## Problem to solve
Return the material word for word. Do not include pictures.

## Data
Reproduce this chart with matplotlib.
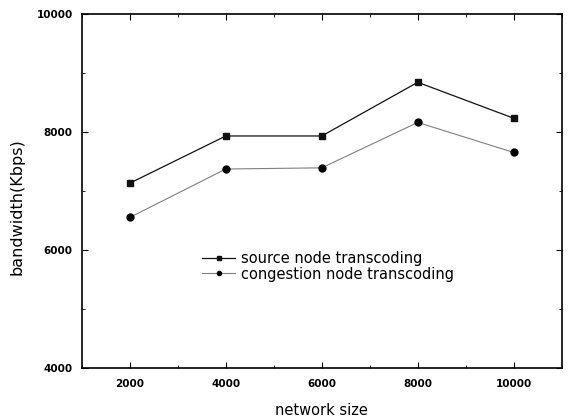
import matplotlib
matplotlib.use("Agg")
import matplotlib.pyplot as plt
from matplotlib.ticker import MultipleLocator

plt.rcParams['font.family'] = ['DejaVu Sans']

network_size = [2000, 4000, 6000, 8000, 10000]
source_bw = [7130, 7930, 7930, 8840, 8230]
congestion_bw = [6550, 7370, 7390, 8160, 7650]

fig = plt.figure(figsize=(5.68, 4.19), dpi=100)
ax = fig.add_axes([0.144, 0.122, 0.845, 0.845])

ax.plot(network_size, source_bw, color='#111111', lw=0.9, marker='s', ms=5,
        label='source node transcoding')
ax.plot(network_size, congestion_bw, color='#808080', lw=0.8, marker='o', ms=5,
        mfc='black', mec='black', label='congestion node transcoding')

ax.set_xlim(1000, 11000)
ax.set_ylim(4000, 10000)
ax.xaxis.set_major_locator(MultipleLocator(2000))
ax.xaxis.set_minor_locator(MultipleLocator(1000))
ax.yaxis.set_major_locator(MultipleLocator(2000))
ax.yaxis.set_minor_locator(MultipleLocator(1000))
ax.tick_params(which='both', direction='in', top=True, right=True)
ax.tick_params(which='major', length=4, labelsize=7.5)
ax.tick_params(axis='y', pad=6.5)
ax.tick_params(axis='x', pad=8)
ax.tick_params(which='minor', length=2)
for lab in ax.get_xticklabels() + ax.get_yticklabels():
    lab.set_fontweight('bold')
for s in ax.spines.values():
    s.set_linewidth(1.2)

ax.set_xlabel('network size', fontsize=10.5)
ax.set_ylabel('bandwidth(Kbps)', fontsize=11.5)
ax.xaxis.set_label_coords(0.5, -0.098)
ax.yaxis.set_label_coords(-0.12, 0.455)

ax.legend(loc='upper left', bbox_to_anchor=(0.235, 0.35), frameon=False,
          fontsize=10.5, handlelength=2.3, handletextpad=0.4, labelspacing=0.02,
          borderpad=0.0, markerscale=0.6)

fig.savefig('out.png', dpi=100)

## Full solution
Reproduce this chart with matplotlib.
import matplotlib
matplotlib.use("Agg")
import matplotlib.pyplot as plt
from matplotlib.ticker import MultipleLocator

plt.rcParams['font.family'] = ['DejaVu Sans']

network_size = [2000, 4000, 6000, 8000, 10000]
source_bw = [7130, 7930, 7930, 8840, 8230]
congestion_bw = [6550, 7370, 7390, 8160, 7650]

fig = plt.figure(figsize=(5.68, 4.19), dpi=100)
ax = fig.add_axes([0.144, 0.122, 0.845, 0.845])

ax.plot(network_size, source_bw, color='#111111', lw=0.9, marker='s', ms=5,
        label='source node transcoding')
ax.plot(network_size, congestion_bw, color='#808080', lw=0.8, marker='o', ms=5,
        mfc='black', mec='black', label='congestion node transcoding')

ax.set_xlim(1000, 11000)
ax.set_ylim(4000, 10000)
ax.xaxis.set_major_locator(MultipleLocator(2000))
ax.xaxis.set_minor_locator(MultipleLocator(1000))
ax.yaxis.set_major_locator(MultipleLocator(2000))
ax.yaxis.set_minor_locator(MultipleLocator(1000))
ax.tick_params(which='both', direction='in', top=True, right=True)
ax.tick_params(which='major', length=4, labelsize=7.5)
ax.tick_params(axis='y', pad=6.5)
ax.tick_params(axis='x', pad=8)
ax.tick_params(which='minor', length=2)
for lab in ax.get_xticklabels() + ax.get_yticklabels():
    lab.set_fontweight('bold')
for s in ax.spines.values():
    s.set_linewidth(1.2)

ax.set_xlabel('network size', fontsize=10.5)
ax.set_ylabel('bandwidth(Kbps)', fontsize=11.5)
ax.xaxis.set_label_coords(0.5, -0.098)
ax.yaxis.set_label_coords(-0.12, 0.455)

ax.legend(loc='upper left', bbox_to_anchor=(0.235, 0.35), frameon=False,
          fontsize=10.5, handlelength=2.3, handletextpad=0.4, labelspacing=0.02,
          borderpad=0.0, markerscale=0.6)

fig.savefig('out.png', dpi=100)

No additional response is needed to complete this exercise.